Check out Nicholson Baker's Human Smoke: The Beginnings of World War II, the End of Civilization.
posted by kirkaracha at 6:41 PM on January 8, 2012 [1 favorite]


bright cold day, most historians today say Hitler's greatest mistake was to open a two front war, he could not win both east and west, that he should have settled the UK question before taking on Russia. This theory is in most history books. Any historian who takes on your view will have to explain why this theory is not so, or at least seriously question it.
posted by stbalbach at 8:41 PM on January 8, 2012


... most historians today say [insert cut-out-and-keep-guide to Hitler's Greatest Mistakes]
Wouldn't disagree with any of this. Not sure what it's got to do with what I wrote, either. My example was a counterfactual where these points specifically don't apply.
Any historian who takes on your view will have to explain why this theory is not so, or at least seriously question it.
That's why one is called "counterfactual" history and the other, just "history". And again, I'm not arguing against it.
posted by bright cold day at 3:50 AM on January 9, 2012 [1 favorite]


Not sure what it's got to do with what I wrote, either.

You said:

At some distant future time, WWII in Europe will be viewed as a war between Germany and Russia, with peripheral incursions into Western Europe and Africa.

If Western Europe was "peripheral", and WWII was really about just Germany and Russia, than the 2-front mistake theory comes into question. Otherwise, if it really was a mistake, then clearly the western front was more than just peripheral.
posted by stbalbach at 9:38 AM on January 9, 2012


I have a weird relationship with the Leckie book, in that I fist discovered him through a children's history of WWII that he wrote and I really liked (also, writing that, "children's history of WWII" strikes me now as a really weird concept). So when I stumbled across Delivered from Evil in a bookstore in high school, I was really excited to find a bigger, more in-depth book from That History Guy. But I was a little troubled by the fact that stuff that was presented as true in the children's version (like, Colin Kelly crashing his bomber into a Japanese ship and sinking it) was held up as a myth in the adult book. I don't know, I felt like I'd been lied to or something.
posted by COBRA! at 9:39 AM on January 9, 2012


When discussing who won WW2, it's important to remember that for most of Eastern Europe there weren't really any "winners," only losers. In Poland, for example, the Soviets are just as much the bad guys as the Germans.
posted by orrnyereg at 10:13 AM on January 9, 2012 [1 favorite]
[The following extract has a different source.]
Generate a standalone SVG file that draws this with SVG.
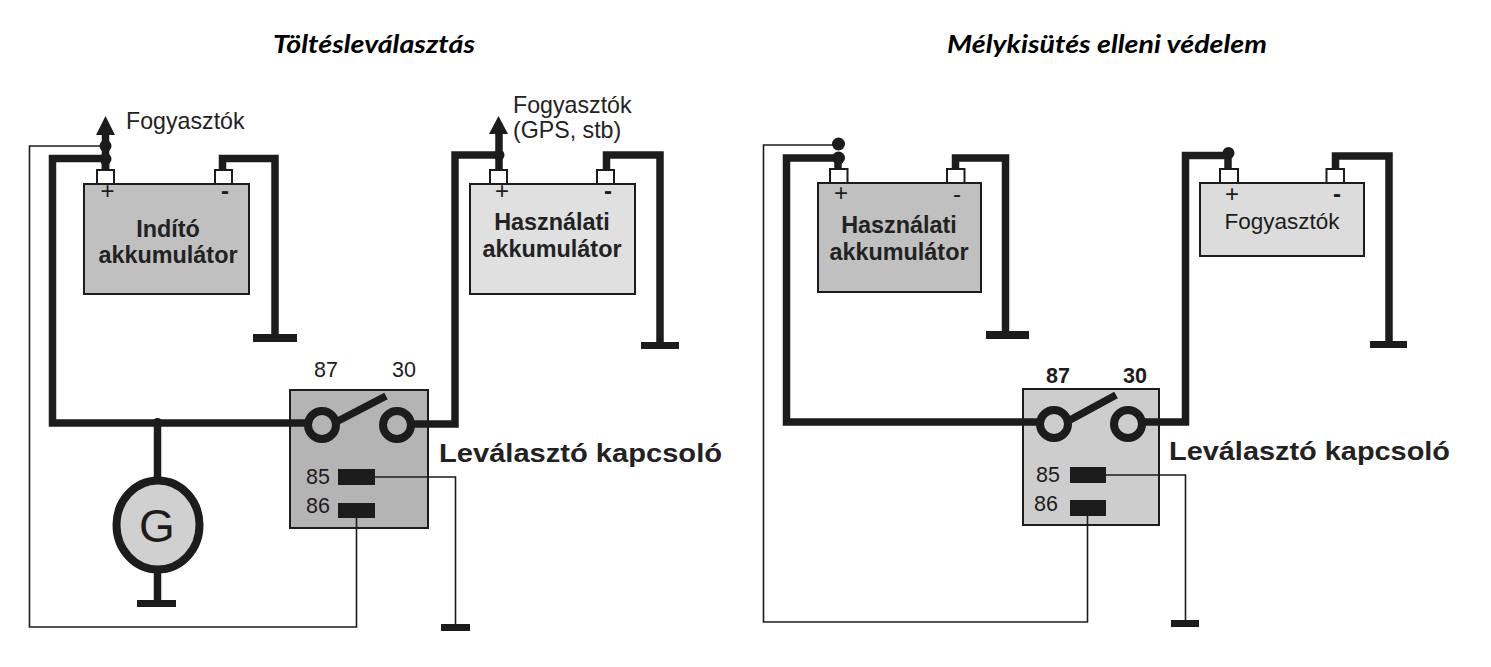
<svg xmlns="http://www.w3.org/2000/svg" width="1491" height="667" viewBox="0 0 1491 667">
<style>
text{font-family:"Liberation Sans",Arial,sans-serif;fill:#1c1c1c}
.title{font-family:Lato,"Liberation Sans",sans-serif;font-weight:700;font-style:italic;font-size:24px;fill:#000}
.lbl{font-size:23.200px;fill:#222}
.num{font-size:21.500px;text-anchor:middle}
.numb{font-size:21.500px;font-weight:700;text-anchor:middle}
.batt{font-size:23.400px;font-weight:700;text-anchor:middle;fill:#222}
.rel{font-size:25px;font-weight:700;fill:#222}
.sign{font-size:24px;text-anchor:middle}
.box{stroke:#1c1c1c;stroke-width:2}
.term{fill:#fff;stroke:#1c1c1c;stroke-width:2}
.thick{fill:none;stroke:#1c1c1c;stroke-width:7.500}
.thin{fill:none;stroke:#1c1c1c;stroke-width:1.600}
.blk{fill:#1c1c1c}
.ring{fill:none;stroke:#1c1c1c;stroke-width:8}
</style>
<text class="title" x="273" y="53" textLength="202" lengthAdjust="spacingAndGlyphs">Töltésleválasztás</text>
<text class="title" x="947" y="53" textLength="320" lengthAdjust="spacingAndGlyphs">Mélykisütés elleni védelem</text>

<g id="battery-indito">
<rect class="box" x="84" y="184" width="165" height="110" fill="#c0c0c0"/>
<rect class="term" x="97" y="170" width="17" height="14"/><rect class="term" x="215" y="170" width="17" height="14"/>
<text class="sign" x="107.500" y="199">+</text><text class="sign" x="225" y="199" font-weight="700">-</text>
<text class="batt" x="168" y="237">Indító</text><text class="batt" x="168" y="263">akkumulátor</text>
</g>
<g id="battery-hasznalati-1">
<rect class="box" x="470" y="184" width="165" height="110" fill="#e0e0e0"/>
<rect class="term" x="490" y="170" width="17" height="14"/><rect class="term" x="597" y="170" width="17" height="14"/>
<text class="sign" x="502" y="199">+</text><text class="sign" x="608" y="199" font-weight="700">-</text>
<text class="batt" x="552" y="230">Használati</text><text class="batt" x="552" y="257">akkumulátor</text>
</g>
<g id="label-fogyasztok-1"><text class="lbl" x="126" y="129">Fogyasztók</text></g>
<g id="label-fogyasztok-2"><text class="lbl" x="513" y="113">Fogyasztók</text><text class="lbl" x="513" y="138">(GPS, stb)</text></g>

<g id="relay-1">
<rect class="box" x="290" y="390" width="138" height="138" fill="#b4b4b4"/>
<circle class="ring" cx="322" cy="425" r="14"/><circle class="ring" cx="397" cy="425" r="14"/>
<path class="thick" d="M338 421L386 396"/>
<rect class="blk" x="338" y="469" width="37" height="16"/><rect class="blk" x="338" y="503" width="37" height="15"/>
<text class="num" x="326" y="377">87</text><text class="num" x="404" y="377">30</text>
<text class="num" x="318" y="484">85</text><text class="num" x="318" y="513">86</text>
<text class="rel" x="439" y="462" textLength="283" lengthAdjust="spacingAndGlyphs">Leválasztó kapcsoló</text>
</g>
<g id="generator">
<ellipse cx="158" cy="525" rx="41.500" ry="44.500" fill="#d0d0d0" stroke="#1c1c1c" stroke-width="8"/>
<text x="157" y="542" font-size="46" text-anchor="middle">G</text>
</g>

<g id="battery-hasznalati-2">
<rect class="box" x="818" y="183" width="163" height="109" fill="#c0c0c0"/>
<rect class="term" x="830" y="169" width="17.500" height="14"/><rect class="term" x="947" y="169" width="17.500" height="14"/>
<text class="sign" x="841" y="201">+</text><text class="sign" x="957" y="202">-</text>
<text class="batt" x="899" y="233">Használati</text><text class="batt" x="899" y="260">akkumulátor</text>
</g>
<g id="box-fogyasztok">
<rect class="box" x="1200" y="183" width="164" height="73" fill="#dcdcdc"/>
<rect class="term" x="1220" y="169" width="18" height="14"/><rect class="term" x="1326.500" y="169" width="17.500" height="14"/>
<text class="sign" x="1232" y="202">+</text><text class="sign" x="1337" y="202" font-weight="700">-</text>
<text x="1282" y="229" font-size="22.500" text-anchor="middle" fill="#333">Fogyasztók</text>
</g>
<g id="relay-2">
<rect class="box" x="1023" y="389" width="136" height="136" fill="#cdcdcd"/>
<circle class="ring" cx="1054" cy="424" r="14"/><circle class="ring" cx="1128" cy="424" r="14"/>
<path class="thick" d="M1070 420L1116 395"/>
<rect class="blk" x="1070" y="467" width="36" height="16"/><rect class="blk" x="1070" y="500" width="36" height="16"/>
<text class="numb" x="1058" y="383">87</text><text class="numb" x="1135" y="383">30</text>
<text class="num" x="1048" y="482">85</text><text class="num" x="1046" y="511">86</text>
<text class="rel" x="1169" y="460" textLength="281" lengthAdjust="spacingAndGlyphs">Leválasztó kapcsoló</text>
</g>

<g id="connectors">
<path class="thick" d="M105.500 169V158.500H52.500V423H306"/>
<path class="thick" d="M105.500 169V130"/>
<path class="thick" d="M222.500 169V158.500H275V338"/>
<path class="thick" d="M157.500 423V480M157.500 572V604"/>
<path class="thick" d="M413 424H455V155H499V169M499 155V130"/>
<path class="thick" d="M606.500 169V155H660V345"/>
<path class="thin" d="M105 146H29.500V627H356.500V518"/>
<path class="thin" d="M375 477H455.500V627"/>
<path class="thick" d="M838 168V158H786.500V422H1038"/>
<path class="thick" d="M955.500 168V158H1005.500V335"/>
<path class="thick" d="M1144 422H1185.500V155.500H1228V168"/>
<path class="thick" d="M1335.500 168V156H1389V343"/>
<path class="thin" d="M838 145H763.500V622H1087.500V516"/>
<path class="thin" d="M1106 475H1185.500V622"/>
<g class="blk">
<polygon points="105.500,116 115,135 96,135"/>
<polygon points="498.500,116 508,134 489,134"/>
<circle cx="105.500" cy="146" r="6"/><circle cx="105.500" cy="159" r="6"/>
<circle cx="157.500" cy="423" r="5"/>
<circle cx="499" cy="155" r="5.500"/>
<circle cx="838.500" cy="144" r="6.500"/><circle cx="838.500" cy="158" r="6.500"/>
<circle cx="1228.500" cy="153" r="6"/>
<rect x="253" y="334" width="44" height="8"/>
<rect x="137" y="600" width="39" height="7"/>
<rect x="641" y="342" width="38" height="7"/>
<rect x="441" y="624" width="29" height="7"/>
<rect x="986" y="331" width="43" height="8"/>
<rect x="1370" y="341" width="37" height="7"/>
<rect x="1171" y="620" width="28" height="7"/>
</g>
</g>
</svg>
Yes, and the historian to read for that is Timothy Snyder, specifically his Bloodlands: Europe Between Hitler and Stalin. You can get a brief introduction to his ideas here.
posted by languagehat at 11:32 AM on January 9, 2012 [2 favorites]


If Western Europe was "peripheral", and WWII was really about just Germany and Russia ...
Hey, where'd that "just" come from?! :-)

Seriously, we're just talking past each other here. Apologies for not being clearer. Thanks for the FPP.